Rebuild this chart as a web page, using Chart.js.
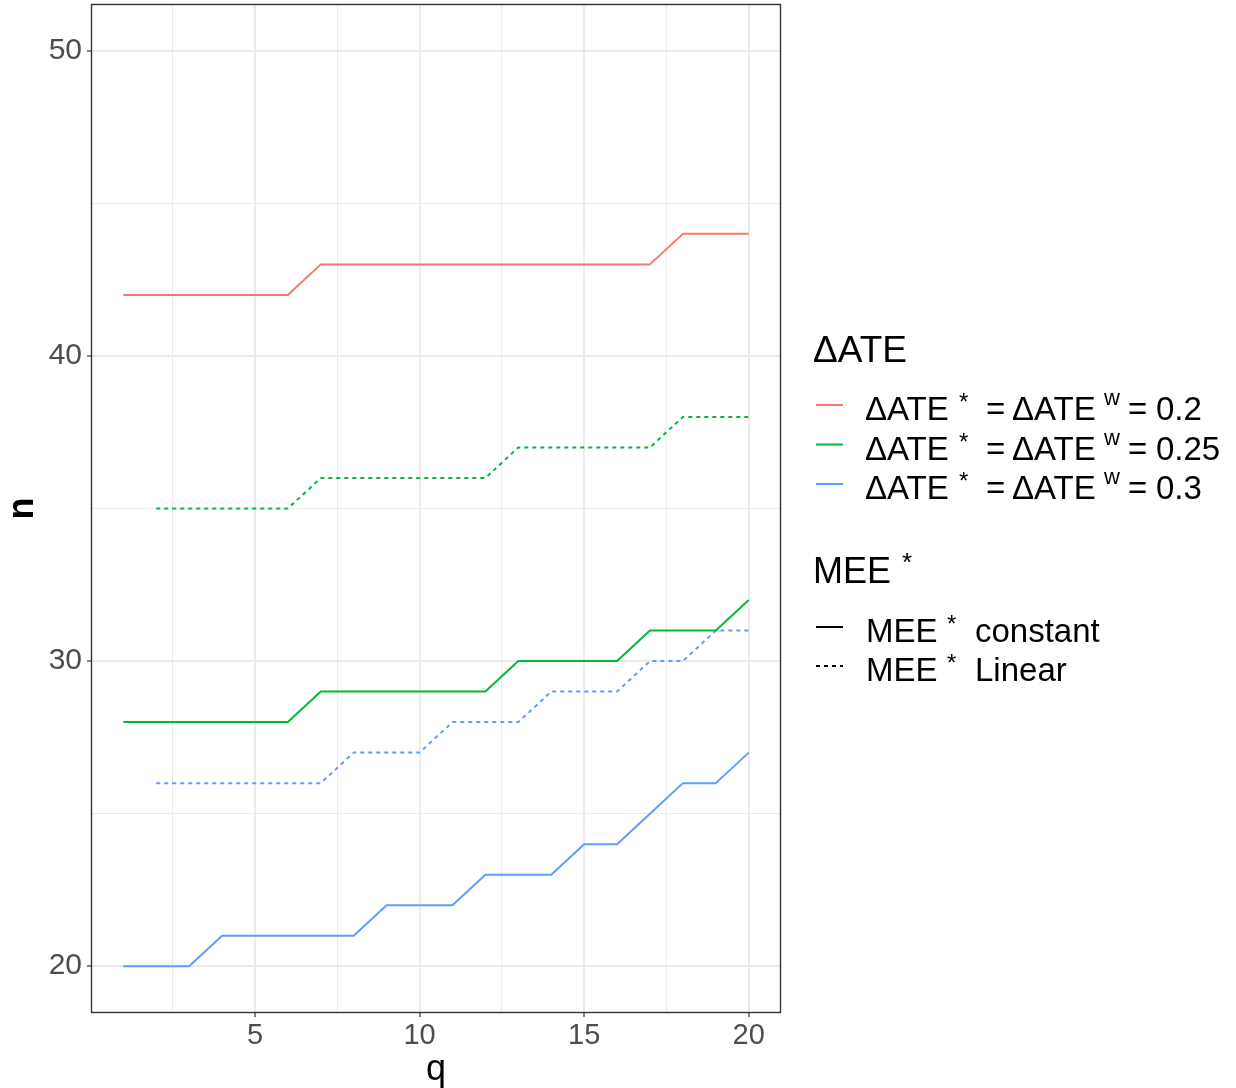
<!DOCTYPE html>
<html>
<head>
<meta charset="utf-8">
<script src="https://cdn.jsdelivr.net/npm/chart.js@4.4.1/dist/chart.umd.min.js"></script>
<style>
  html, body { margin: 0; padding: 0; background: #ffffff; }
  #wrap { position: relative; width: 1236px; height: 1088px; }
</style>
</head>
<body>
<div id="wrap"><canvas id="c" width="1236" height="1088"></canvas></div>
<script>
// ---- data ----
const q = [1,2,3,4,5,6,7,8,9,10,11,12,13,14,15,16,17,18,19,20];
const const02  = [42,42,42,42,42,42,43,43,43,43,43,43,43,43,43,43,43,44,44,44];
const linear025 = [null,35,35,35,35,35,36,36,36,36,36,36,37,37,37,37,37,38,38,38];
const const025 = [28,28,28,28,28,28,29,29,29,29,29,29,30,30,30,30,31,31,31,32];
const linear03 = [null,26,26,26,26,26,26,27,27,27,28,28,28,29,29,29,30,30,31,31];
const const03  = [20,20,20,21,21,21,21,21,22,22,22,23,23,23,24,24,25,26,26,27];
const xTicks = [2.5,5,7.5,10,12.5,15,17.5,20];
const xMajor = [5,10,15,20];
const yTicks = [20,25,30,35,40,45,50];
const yMajor = [20,30,40,50];
const deltaValues = ["0.2","0.25","0.3"];
const colors = ["#F8766D","#00BA38","#619CFF"];
const meeLabels = ["constant","Linear"];

function pts(arr){ return q.map((x,i)=>({x:x,y:arr[i]})).filter(p=>p.y!==null); }

const FONT = '"Liberation Sans", Arial, Helvetica, sans-serif';

const datasets = [
  {data: pts(const02),  borderColor: colors[0], dash: []},
  {data: pts(linear025), borderColor: colors[1], dash: [4,4]},
  {data: pts(const025), borderColor: colors[1], dash: []},
  {data: pts(linear03), borderColor: colors[2], dash: [4,4]},
  {data: pts(const03),  borderColor: colors[2], dash: []}
].map(d=>({data:d.data, borderColor:d.borderColor, borderDash:d.dash, borderWidth:2,
  pointRadius:0, fill:false, tension:0, borderCapStyle:'butt', borderJoinStyle:'round'}));

const panelAndLegend = {
  id: 'panelAndLegend',
  afterDraw(chart){
    const ctx = chart.ctx; const a = chart.chartArea;
    ctx.save();
    ctx.strokeStyle = '#333333'; ctx.lineWidth = 1.4;
    const L = Math.round(a.left) - 0.5, T = Math.round(a.top) - 0.5;
    const R = Math.round(a.right) + 0.5, B = Math.round(a.bottom) + 0.5;
    ctx.strokeRect(L, T, R-L, B-T);
    ctx.fillStyle = '#000000';
    ctx.textBaseline = 'alphabetic'; ctx.textAlign = 'left';
    function t(s, x, y, size){ ctx.font = size+'px '+FONT; ctx.fillText(s, x, y); }
    // Legend 1
    t('\u0394ATE', 813, 362, 37);
    const rowsY = [420, 459.5, 499];
    rowsY.forEach((by,i)=>{
      ctx.strokeStyle = colors[i]; ctx.lineWidth = 2; ctx.setLineDash([]);
      ctx.beginPath(); ctx.moveTo(816, by-15); ctx.lineTo(843, by-15); ctx.stroke();
      t('\u0394ATE', 865, by, 33);
      t('*', 959, by-10, 24);
      t('=', 986, by, 33);
      t('\u0394ATE', 1012, by, 33);
      t('w', 1104, by-15, 22);
      t('=', 1128, by, 33);
      t(deltaValues[i], 1156, by, 33);
    });
    // Legend 2
    t('MEE', 813, 583, 36);
    t('*', 902, 571, 26);
    const rows2 = [642, 681];
    rows2.forEach((by,i)=>{
      ctx.strokeStyle = '#000000'; ctx.lineWidth = 2;
      ctx.setLineDash(i===1 ? [4,4] : []);
      ctx.beginPath(); ctx.moveTo(816, by-15); ctx.lineTo(843, by-15); ctx.stroke();
      t('MEE', 866, by, 33);
      t('*', 947, by-10, 24);
      t(meeLabels[i], 975, by, 33);
    });
    ctx.restore();
  }
};

new Chart(document.getElementById('c'), {
  type: 'line',
  data: { datasets },
  plugins: [panelAndLegend],
  options: {
    responsive: false, animation: false,
    layout: { padding: { top: 5, right: 456, left: 0, bottom: 0 } },
    plugins: { legend: { display: false }, tooltip: { enabled: false } },
    scales: {
      x: {
        type: 'linear', min: 0.05, max: 20.95,
        afterBuildTicks: s => { s.ticks = xTicks.map(v=>({value:v})); },
        afterFit: s => { s.height = 76; s.paddingLeft = 0; s.paddingRight = 0; },
        border: { display: false },
        grid: {
          color: c => '#ebebeb',
          lineWidth: c => xMajor.includes(c.tick && c.tick.value) ? 2 : 1,
          tickColor: c => xMajor.includes(c.tick && c.tick.value) ? '#333333' : 'rgba(0,0,0,0)',
          tickWidth: 1.2, tickLength: 5, drawTicks: true
        },
        ticks: {
          autoSkip: false, maxRotation: 0, padding: 2,
          color: '#4d4d4d', font: { family: FONT, size: 29 },
          callback: v => xMajor.includes(v) ? String(v) : ''
        },
        title: { display: true, text: 'q', color: '#000000',
          font: { family: FONT, size: 36, lineHeight: 1 }, padding: { top: 0, bottom: 0 } }
      },
      y: {
        type: 'linear', min: 18.5, max: 51.5,
        afterBuildTicks: s => { s.ticks = yTicks.map(v=>({value:v})); },
        afterFit: s => { s.width = 92; s.paddingTop = 0; s.paddingBottom = 0; },
        border: { display: false },
        grid: {
          color: c => '#ebebeb',
          lineWidth: c => yMajor.includes(c.tick && c.tick.value) ? 2 : 1,
          tickColor: c => yMajor.includes(c.tick && c.tick.value) ? '#333333' : 'rgba(0,0,0,0)',
          tickWidth: 1.2, tickLength: 5, drawTicks: true
        },
        ticks: {
          autoSkip: false, padding: 5,
          color: '#4d4d4d', font: { family: FONT, size: 30 },
          callback: v => yMajor.includes(v) ? String(v) : ''
        },
        title: { display: true, text: 'n', color: '#000000',
          font: { family: FONT, size: 36, weight: 'bold', lineHeight: 1 }, padding: { top: 5, bottom: 0 } }
      }
    }
  }
});
</script>
</body>
</html>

■ Work to be completed
Give again, word for word, every line from the top of the data through the line with "Arial, Helvetica, sans-serif';", both ends included, and exclude the pictures.

■ Task result
Rebuild this chart as a web page, using Chart.js.
<!DOCTYPE html>
<html>
<head>
<meta charset="utf-8">
<script src="https://cdn.jsdelivr.net/npm/chart.js@4.4.1/dist/chart.umd.min.js"></script>
<style>
  html, body { margin: 0; padding: 0; background: #ffffff; }
  #wrap { position: relative; width: 1236px; height: 1088px; }
</style>
</head>
<body>
<div id="wrap"><canvas id="c" width="1236" height="1088"></canvas></div>
<script>
// ---- data ----
const q = [1,2,3,4,5,6,7,8,9,10,11,12,13,14,15,16,17,18,19,20];
const const02  = [42,42,42,42,42,42,43,43,43,43,43,43,43,43,43,43,43,44,44,44];
const linear025 = [null,35,35,35,35,35,36,36,36,36,36,36,37,37,37,37,37,38,38,38];
const const025 = [28,28,28,28,28,28,29,29,29,29,29,29,30,30,30,30,31,31,31,32];
const linear03 = [null,26,26,26,26,26,26,27,27,27,28,28,28,29,29,29,30,30,31,31];
const const03  = [20,20,20,21,21,21,21,21,22,22,22,23,23,23,24,24,25,26,26,27];
const xTicks = [2.5,5,7.5,10,12.5,15,17.5,20];
const xMajor = [5,10,15,20];
const yTicks = [20,25,30,35,40,45,50];
const yMajor = [20,30,40,50];
const deltaValues = ["0.2","0.25","0.3"];
const colors = ["#F8766D","#00BA38","#619CFF"];
const meeLabels = ["constant","Linear"];

function pts(arr){ return q.map((x,i)=>({x:x,y:arr[i]})).filter(p=>p.y!==null); }

const FONT = '"Liberation Sans", Arial, Helvetica, sans-serif';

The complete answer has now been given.